Graphic Novel, Historical Fiction, Fantasy, Young Adult, Middle Grade


All Ages

Author’s Worldview


Year Published



Superheroes, crime, justice, faith, action, adventure, truth, courage


Reviewed by

Corinna Turner

This is another excellent production from Voyage Comics, skillfully bridging the gap between Christian and secular fare.

Martin Claver has overcome the debilitating leg injury he sustained as an ace fighter pilot in World War I to rise from the ashes as the Phantom Phoenix, dedicated to fighting crime in lawless 1920s Chicago. But when he uncovers evidence of corruption among the police—who don’t appreciate his efforts—he may need the assistance of new acquaintance Josephine Wilson, a female officer and a trailblazer in the Chicago Police Department.

This exciting beginning takes the reader back to the roots of superhero stories with its classic setting and a refreshingly clear-cut moral focus lost from more recent superhero offerings.

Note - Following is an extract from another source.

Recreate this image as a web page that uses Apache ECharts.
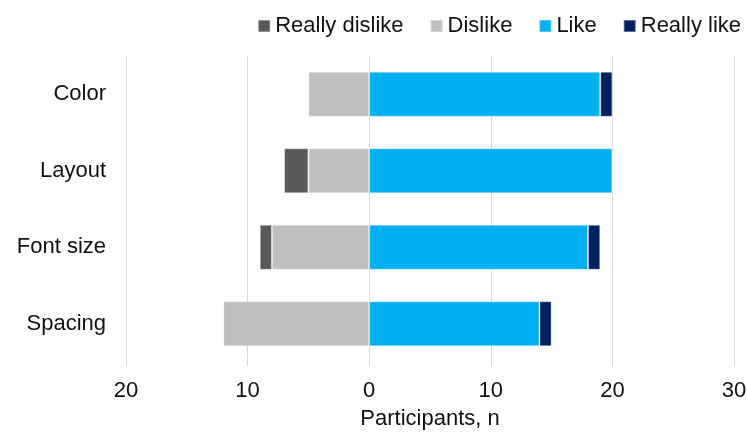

Themes of justice, courage, and seeking God’s will make this book attractive to all devout Christians. Also, Martin/The Phantom Phoenix is a devout Catholic who turns to a holy old priest for advice. Catholics may also appreciate how very humble our hero is, evoking St. Joseph. Formerly homeless, he now lives in a church basement/boiler room and works as a church janitor. Heroine Josephine is brave, kind, and feminine, immediately raising the reader’s hopes for friendship (or more!) with Martin. Elements such as this enliven and refresh the otherwise timeless superhero-fighting-corruption plot.

Although the holy old priest and the other cops, villains, etcetera are white, our protagonists are both black, inspired by real historical figures, Eugene Bullard and Grace Wilson, but, just to make it doubly refreshing, nothing is made of this fact. It simply is.

The images are well-drawn, and I read the book in one go. This first issue sets up interesting characters and leaves a strong desire for more. The text is not so subtle in getting points across as in a full-length work, but with limited space, every word in a comic book has to count.

The Christian content, though clearly present, is equivalent to what might be found in original classic comics, therefore this book would suit most Secular readers as well as Catholics, as long as they like superheroes and comic books with a moral focus. It will especially suit fans of classic comics. Readers of all ages will enjoy this book, from children right through to adults, and issue 2 is already out.

If you’re fed up with the increasingly grey morality of modern superhero stories, this gripping new comic book series with refreshingly likeable characters is for you.